The mistake is in the step where you go from $$\vec{r}.\frac{d\vec{r}}{dt} = r\frac{dr}{dt}$$to$$\vec{r}.d\vec{r} = r.dr$$ The integrand is time dependant (and involves a dot product as well) and hence the result is non-trivial. You simply cannot "cancel" off the times as you have done.

Answer 4

$$\vec r \cdot\frac{d \vec r}{dt} = r \,\frac{dr}{dt}$$ Is correct. But $\vec r \cdot\ d \vec r = r \,\ dr$ could be wrong or just misleading, because I can't tell if you are meaning the correct things by the symbols. $\frac{d \vec r}{dt}=\vec v$ so the first equation says

$$\vec r \cdot \vec v= r \,\frac{dr}{dt}.$$

And I know people like to talk about a $dr$ but really you have to fully specify your parameter space and have a clear change in parameters.
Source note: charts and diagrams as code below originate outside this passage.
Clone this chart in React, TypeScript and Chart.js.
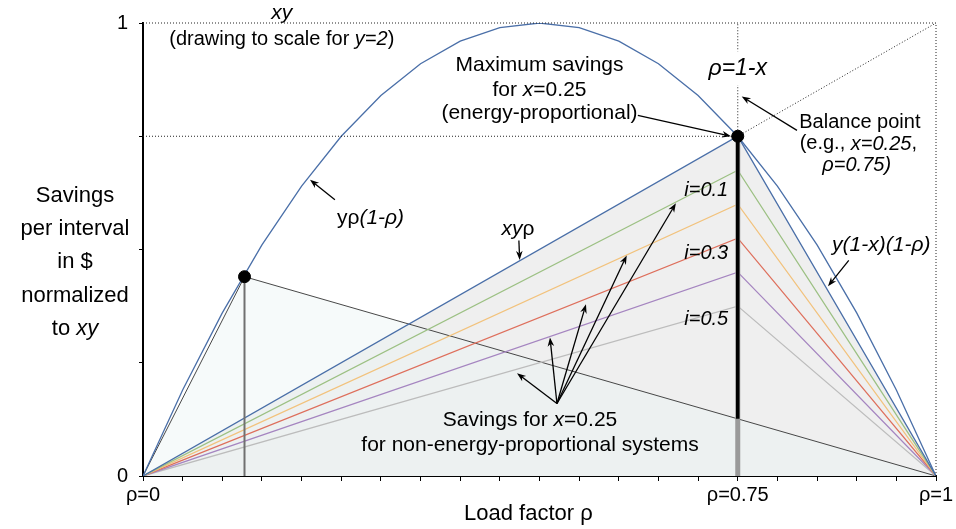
import { useEffect, useRef } from 'react';
import { Chart, registerables } from 'chart.js';
Chart.register(...registerables);

const FAM = '"Liberation Sans", Arial, Helvetica, sans-serif';

// Load factor grid and the drawn parabola y·ρ(1-ρ) normalized to xy (y=2, x=0.25)
const RHO_GRID = [0, 0.05, 0.1, 0.15, 0.2, 0.25, 0.3, 0.35, 0.4, 0.45, 0.5, 0.55, 0.6, 0.65, 0.7, 0.75, 0.8, 0.85, 0.9, 0.95, 1];
const PARABOLA = [0, 0.19, 0.36, 0.51, 0.64, 0.75, 0.84, 0.91, 0.96, 0.99, 1, 0.99, 0.96, 0.91, 0.84, 0.75, 0.64, 0.51, 0.36, 0.19, 0];

// Energy-proportional savings (xyρ up to balance, y(1-x)(1-ρ) after)
const KINK_RHO = [0, 0.75, 1];
const ENERGY_PROP = [0, 0.75, 0];

// Non-energy-proportional systems: value at the kink
const I_NAMES = ['i=0.1', 'i=0.2', 'i=0.3', 'i=0.4', 'i=0.5'];
const I_PEAKS = [0.675, 0.6, 0.525, 0.45, 0.375];

// Left point on the parabola and its triangle
const LEFT_RHO = [0, 0.128, 1];
const LEFT_VALS = [0, 0.44, 0];

// Balance point
const BALANCE_RHO = 0.75;
const BALANCE_VAL = 0.75;

const X_LABEL_VALUES = [0, 0.75, 1];
const X_LABEL_TEXT = ['ρ=0', 'ρ=0.75', 'ρ=1'];
const Y_LABEL_VALUES = [0, 1];
const Y_LABEL_TEXT = ['0', '1'];

const BLUE = '#4a6fa8';
const I_COLORS = ['#9cc083', '#f2c27c', '#de6f5c', '#a585c0', '#bcbcbc'];

const pts = (xs: number[], ys: number[]) => xs.map((x, i) => ({ x, y: ys[i] }));

type Seg = [string, boolean];

function rich(ctx: CanvasRenderingContext2D, segs: Seg[], x: number, y: number, align: 'left' | 'center' | 'right', size: number) {
  const fn = `${size}px ${FAM}`;
  const fi = `italic ${size}px ${FAM}`;
  let w = 0;
  const ws = segs.map(([t, it]) => {
    ctx.font = it ? fi : fn;
    const m = ctx.measureText(t).width;
    w += m;
    return m;
  });
  let cx = align === 'left' ? x : align === 'center' ? x - w / 2 : x - w;
  ctx.textBaseline = 'middle';
  ctx.textAlign = 'left';
  ctx.fillStyle = '#000';
  segs.forEach(([t, it], i) => {
    ctx.font = it ? fi : fn;
    ctx.fillText(t, cx, y);
    cx += ws[i];
  });
  return w;
}

function arrow(ctx: CanvasRenderingContext2D, x1: number, y1: number, x2: number, y2: number) {
  const a = Math.atan2(y2 - y1, x2 - x1);
  const L = 9;
  const W = 3.3;
  ctx.save();
  ctx.strokeStyle = '#000';
  ctx.fillStyle = '#000';
  ctx.lineWidth = 1.3;
  ctx.beginPath();
  ctx.moveTo(x1, y1);
  ctx.lineTo(x2 - L * 0.7 * Math.cos(a), y2 - L * 0.7 * Math.sin(a));
  ctx.stroke();
  ctx.beginPath();
  ctx.moveTo(x2, y2);
  ctx.lineTo(x2 - L * Math.cos(a) + W * Math.sin(a), y2 - L * Math.sin(a) - W * Math.cos(a));
  ctx.lineTo(x2 - L * 0.7 * Math.cos(a), y2 - L * 0.7 * Math.sin(a));
  ctx.lineTo(x2 - L * Math.cos(a) - W * Math.sin(a), y2 - L * Math.sin(a) + W * Math.cos(a));
  ctx.closePath();
  ctx.fill();
  ctx.restore();
}

const annotPlugin = {
  id: 'annot',
  afterDatasetsDraw(chart: any) {
    const ctx: CanvasRenderingContext2D = chart.ctx;
    const xs = chart.scales.x;
    const ys = chart.scales.y;
    const X = (v: number) => xs.getPixelForValue(v);
    const Y = (v: number) => ys.getPixelForValue(v);
    const ca = chart.chartArea;
    ctx.save();

    // ρ=1-x label with white backing (interrupts dotted line)
    ctx.font = `italic 23px ${FAM}`;
    const w1 = ctx.measureText('ρ=1-x').width;
    ctx.fillStyle = '#fff';
    ctx.fillRect(X(0.75) - w1 / 2 - 3, Y(0.9) - 17, w1 + 6, 34);
    rich(ctx, [['ρ=1-x', true]], X(0.75), Y(0.9), 'center', 23);

    // top labels
    rich(ctx, [['xy', true]], X(0.175), Y(1.021), 'center', 21);
    rich(ctx, [['(drawing to scale for ', false], ['y=2', true], [')', false]], X(0.175), Y(0.964), 'center', 20);

    // Maximum savings
    rich(ctx, [['Maximum savings', false]], X(0.5), Y(0.907), 'center', 21);
    rich(ctx, [['for ', false], ['x', true], ['=0.25', false]], X(0.5), Y(0.852), 'center', 21);
    rich(ctx, [['(energy-proportional)', false]], X(0.5), Y(0.801), 'center', 21);
    arrow(ctx, X(0.624), Y(0.796), X(0.7415), Y(0.75));

    // Balance point
    rich(ctx, [['Balance point', false]], X(0.904), Y(0.781), 'center', 20);
    rich(ctx, [['(e.g., ', false], ['x=0.25', true], [',', false]], X(0.902), Y(0.733), 'center', 20);
    rich(ctx, [['ρ=0.75)', true]], X(0.9), Y(0.686), 'center', 20);
    arrow(ctx, X(0.8247), Y(0.763), X(0.755), Y(0.838));

    // parabola label
    rich(ctx, [['yρ', false], ['(1-ρ)', true]], X(0.2446), Y(0.569), 'left', 21);
    arrow(ctx, X(0.242), Y(0.61), X(0.2106), Y(0.654));

    // xyρ
    rich(ctx, [['xy', true], ['ρ', false]], X(0.473), Y(0.545), 'center', 21);
    arrow(ctx, X(0.474), Y(0.52), X(0.475), Y(0.477));

    // y(1-x)(1-ρ)
    rich(ctx, [['y(1-x)(1-ρ)', true]], X(0.869), Y(0.509), 'left', 21);
    arrow(ctx, X(0.89), Y(0.476), X(0.8638), Y(0.419));

    // i labels
    rich(ctx, [[I_NAMES[0], true]], X(0.738), Y(0.631), 'right', 20);
    rich(ctx, [[I_NAMES[2], true]], X(0.738), Y(0.492), 'right', 20);
    rich(ctx, [[I_NAMES[4], true]], X(0.738), Y(0.346), 'right', 20);

    // Savings for non-EP systems
    rich(ctx, [['Savings for ', false], ['x', true], ['=0.25', false]], X(0.488), Y(0.123), 'center', 21);
    rich(ctx, [['for non-energy-proportional systems', false]], X(0.488), Y(0.068), 'center', 21);
    const targets: [number, number][] = [[0.4716, 0.227], [0.5132, 0.306], [0.5586, 0.379], [0.61, 0.487], [0.672, 0.602]];
    targets.forEach(([tx, ty]) => arrow(ctx, X(0.522), Y(0.16), X(tx), Y(ty)));

    // axis titles
    rich(ctx, [['Load factor ρ', false]], X(0.486), ca.bottom + 38, 'center', 22);
    const tl: Seg[][] = [
      [['Savings', false]],
      [['per interval', false]],
      [['in $', false]],
      [['normalized', false]],
      [['to ', false], ['xy', true]],
    ];
    const cy = Y(0.472);
    tl.forEach((segs, i) => rich(ctx, segs, ca.left - 68, cy + (i - 2) * 33.3, 'center', 22));

    ctx.restore();
  },
};

export default function App() {
  const ref = useRef<HTMLCanvasElement | null>(null);
  useEffect(() => {
    if (!ref.current) return;
    const crossAtKink = LEFT_VALS[1] * (1 - BALANCE_RHO) / (1 - LEFT_RHO[1]);
    const line = (data: any[], color: string, width: number, order: number, extra: any = {}) => ({
      data,
      showLine: true,
      borderColor: color,
      borderWidth: width,
      pointRadius: 0,
      fill: false,
      tension: 0,
      order,
      ...extra,
    });
    const dotted = (data: any[]) => line(data, '#222', 1, 3, { borderDash: [1, 2], clip: false });
    const datasets: any[] = [
      {
        data: [{ x: LEFT_RHO[1], y: LEFT_VALS[1] }, { x: BALANCE_RHO, y: BALANCE_VAL }],
        showLine: false,
        pointRadius: 6,
        pointBackgroundColor: '#000',
        pointBorderColor: '#000',
        order: 0,
        clip: false,
      },
      line([{ x: BALANCE_RHO, y: crossAtKink }, { x: BALANCE_RHO, y: BALANCE_VAL }], '#000', 3.5, 1),
      line([{ x: BALANCE_RHO, y: 0 }, { x: BALANCE_RHO, y: BALANCE_VAL }], '#9a9a9a', 5, 2),
      line([{ x: LEFT_RHO[1], y: 0 }, { x: LEFT_RHO[1], y: LEFT_VALS[1] }], '#707070', 2, 2),
      dotted([{ x: BALANCE_RHO, y: BALANCE_VAL }, { x: 1, y: 1 }]),
      dotted([{ x: 0, y: BALANCE_VAL }, { x: BALANCE_RHO, y: BALANCE_VAL }]),
      dotted([{ x: BALANCE_RHO, y: BALANCE_VAL }, { x: BALANCE_RHO, y: 1 }]),
      dotted([{ x: 0, y: 1 }, { x: 1, y: 1 }]),
      dotted([{ x: 1, y: 0 }, { x: 1, y: 1 }]),
      line(pts(RHO_GRID, PARABOLA), BLUE, 1.3, 4),
      line(pts(KINK_RHO, ENERGY_PROP), BLUE, 1.3, 5),
      ...I_PEAKS.map((p, i) => line(pts(KINK_RHO, [0, p, 0]), I_COLORS[i], 1.3, 6)),
      line(pts(LEFT_RHO, LEFT_VALS), '#333', 0.9, 7, { fill: 'origin', backgroundColor: 'rgba(236,244,244,0.45)' }),
      line(pts(KINK_RHO, ENERGY_PROP), 'rgba(0,0,0,0)', 0, 8, { fill: 'origin', backgroundColor: '#efefef' }),
    ];
    const near = (v: number, arr: number[]) => arr.findIndex((a) => Math.abs(a - v) < 1e-6);
    const chart = new Chart(ref.current, {
      type: 'scatter',
      data: { datasets },
      options: {
        animation: false,
        responsive: true,
        maintainAspectRatio: false,
        events: [],
        layout: { padding: { top: 23, right: 20, left: 0, bottom: 0 } },
        plugins: { legend: { display: false }, tooltip: { enabled: false } },
        scales: {
          x: {
            type: 'linear',
            min: 0,
            max: 1,
            afterFit: (s: any) => { s.height = 53; },
            border: { display: true, color: '#000', width: 2 },
            grid: { display: true, drawOnChartArea: false, drawTicks: true, tickLength: 5, tickColor: '#000', color: '#000' },
            ticks: {
              stepSize: 0.05,
              autoSkip: false,
              maxRotation: 0,
              padding: 2,
              color: '#000',
              font: { family: FAM, size: 20 },
              callback: (v: any) => {
                const k = near(Number(v), X_LABEL_VALUES);
                return k >= 0 ? X_LABEL_TEXT[k] : '';
              },
            },
          },
          y: {
            type: 'linear',
            min: 0,
            max: 1,
            afterFit: (s: any) => { s.width = 143; },
            border: { display: true, color: '#000', width: 2 },
            grid: { display: true, drawOnChartArea: false, drawTicks: true, tickLength: 4, tickColor: '#000', color: '#000' },
            ticks: {
              stepSize: 0.25,
              autoSkip: false,
              padding: 11,
              color: '#000',
              font: { family: FAM, size: 20 },
              callback: (v: any) => {
                const k = near(Number(v), Y_LABEL_VALUES);
                return k >= 0 ? Y_LABEL_TEXT[k] : '';
              },
            },
          },
        },
      },
      plugins: [annotPlugin],
    } as any);
    return () => chart.destroy();
  }, []);
  return (
    <div style={{ position: 'fixed', left: 0, top: 0, width: 956, height: 529, background: '#fff' }}>
      <canvas ref={ref} />
    </div>
  );
}
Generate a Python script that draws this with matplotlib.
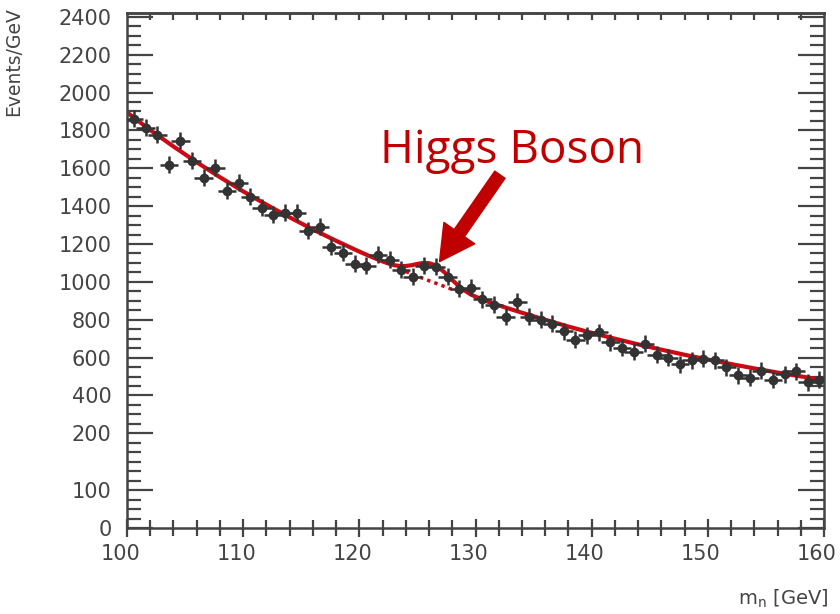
import matplotlib.pyplot as plt
import matplotlib.transforms as mtransforms
import numpy as np
from matplotlib.ticker import MultipleLocator, FixedLocator

# bin centres (GeV) and measured events/GeV
mass = np.arange(100.6, 160, 1.0)
events = [1862, 1814, 1777, 1619, 1746, 1640, 1550, 1603, 1482, 1524,
          1450, 1392, 1355, 1366, 1366, 1271, 1292, 1186, 1155, 1097,
          1086, 1144, 1118, 1065, 1028, 1086, 1081, 1028, 965, 970,
          907, 880, 817, 896, 817, 801, 780, 738, 695, 717,
          733, 680, 653, 632, 674, 616, 600, 564, 585, 595,
          585, 548, 506, 495, 532, 484, 511, 527, 469, 484]
mass_err = 0.8
events_err = 45

# signal + background fit
fit_x = [100, 102, 104, 106, 108, 110, 112, 114, 116, 118, 120, 121, 122,
         122.5, 123, 123.5, 124, 124.5, 125, 125.5, 126, 126.5, 127, 127.5,
         128, 128.5, 129, 129.5, 130, 131, 132, 134, 136, 138, 140, 142,
         144, 146, 148, 150, 152, 154, 156, 158, 160]
fit_y = [1895, 1802, 1715, 1632, 1553, 1478, 1408, 1341, 1277, 1217, 1160,
         1133, 1108, 1097, 1088, 1084, 1084, 1088, 1095, 1100, 1099, 1089,
         1068, 1041, 1010, 981, 957, 937, 922, 897, 876, 837, 800, 764, 731,
         700, 670, 642, 615, 590, 566, 543, 521, 501, 481]

# background only (dotted, under the bump)
bkg_x = [124, 124.5, 125, 125.5, 126, 126.5, 127, 127.5, 128, 128.5]
bkg_y = [1055, 1042, 1030, 1018, 1006, 995, 983, 972, 960, 949]

# y tick labels (bottom of the axis is squeezed like in the original)
ytick_pos = [-300, -100] + list(range(200, 2401, 200))
ytick_lab = ['0', '100'] + [str(v) for v in range(200, 2401, 200)]

red = '#cc0a14'
dark = '#333333'
axc = '#444444'

fig = plt.figure(figsize=(8.4, 6.14), dpi=100)
ax = fig.add_axes([0.1512, 0.140, 0.8298, 0.8388])

ax.plot(fit_x, fit_y, color=red, lw=3, zorder=2, solid_capstyle='round')
ax.plot(bkg_x, bkg_y, color=red, lw=2.5, ls=(0, (1, 1.2)), zorder=2)
ax.errorbar(mass, events, xerr=mass_err, yerr=events_err, fmt='o',
            color=dark, ms=6, elinewidth=1.8, capsize=0, zorder=3)

ax.set_xlim(100, 160)
ax.set_ylim(-300, 2420)

ax.xaxis.set_major_locator(MultipleLocator(10))
ax.xaxis.set_minor_locator(MultipleLocator(2))
ax.yaxis.set_major_locator(FixedLocator(ytick_pos))
ax.set_yticklabels(ytick_lab)
ax.yaxis.set_minor_locator(MultipleLocator(50))

ax.tick_params(axis='x', which='major', direction='inout', length=13,
               width=1.6, color=axc, labelsize=15, labelcolor=axc, pad=5,
               top=False)
ax.tick_params(axis='x', which='minor', direction='inout', length=11,
               width=1.6, color=axc, top=False)
ax.tick_params(axis='y', which='major', direction='in', length=19,
               width=1.6, color=axc, labelsize=15, labelcolor=axc, pad=11,
               left=True, right=True)
ax.tick_params(axis='y', which='minor', direction='in', length=10,
               width=1.6, color=axc, left=True, right=True)

# x labels sit a little left of their ticks in the original
shift = mtransforms.ScaledTranslation(-5 / 72, 0, fig.dpi_scale_trans)
for lab in ax.get_xticklabels():
    lab.set_transform(lab.get_transform() + shift)

top = ax.secondary_xaxis('top')
top.set_xticks(np.arange(102, 160, 2))
top.tick_params(direction='in', length=5, width=1.6, color=axc,
                labeltop=False)
top.spines['top'].set_color(axc)
top.spines['top'].set_linewidth(1.8)

for s in ax.spines.values():
    s.set_color(axc)
    s.set_linewidth(1.8)

ax.set_ylabel('Events/GeV', fontsize=13.5, color=axc, loc='top')
ax.yaxis.set_label_coords(-0.149, 1.012)
ax.set_xlabel(r'm$_\mathregular{n}$ [GeV]', fontsize=14, color=axc,
              loc='right')
ax.xaxis.set_label_coords(1.006, -0.115)

ax.text(133.14, 1630, 'Higgs Boson', fontsize=33, color='#c00000',
        family='Open Sans', ha='center', va='baseline')
ax.annotate('', xy=(126.9, 1107), xytext=(132.1, 1566),
            arrowprops=dict(width=9, headwidth=27, headlength=25,
                            color='#c00000', shrink=0))

fig.savefig('out.png', dpi=100)
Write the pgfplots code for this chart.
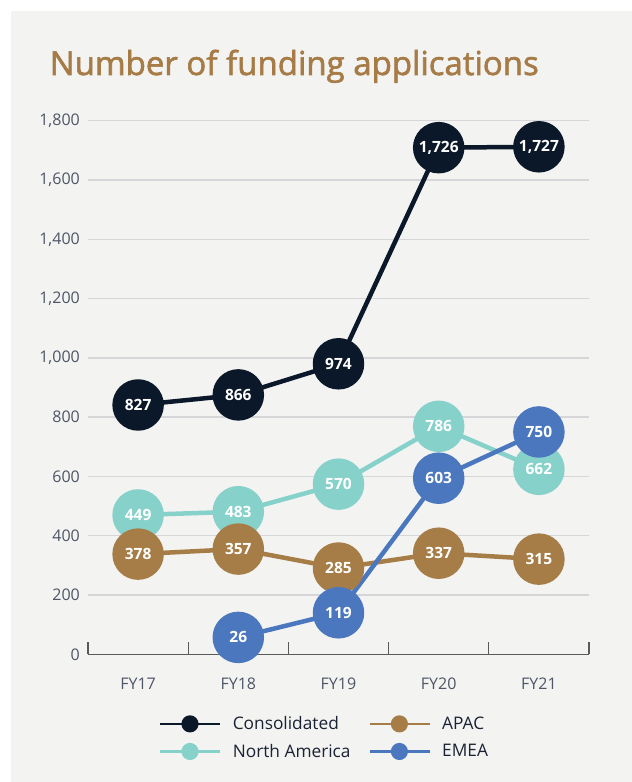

You could try writing $r \,\ |d\vec r| \cos \theta = r \,\ dr \;\text{where}\; \theta \;\text{is angle between} \;\vec r\; \&\; \vec v$ If that helps you avoid getting confused.

When you write math, it should always mean something to you and the things you do should mean something. You can't just manipulate expressions based on what they look like.

can I conclude that $\vec r$ and $d \vec r$ have the same direction?

No. One points in the direction from the origin to the location of the particle, it depends for instance on your origin. The other points in the direction of the velocity of the particle, and does not for instance depend on your choice of origin. They are not the same direction.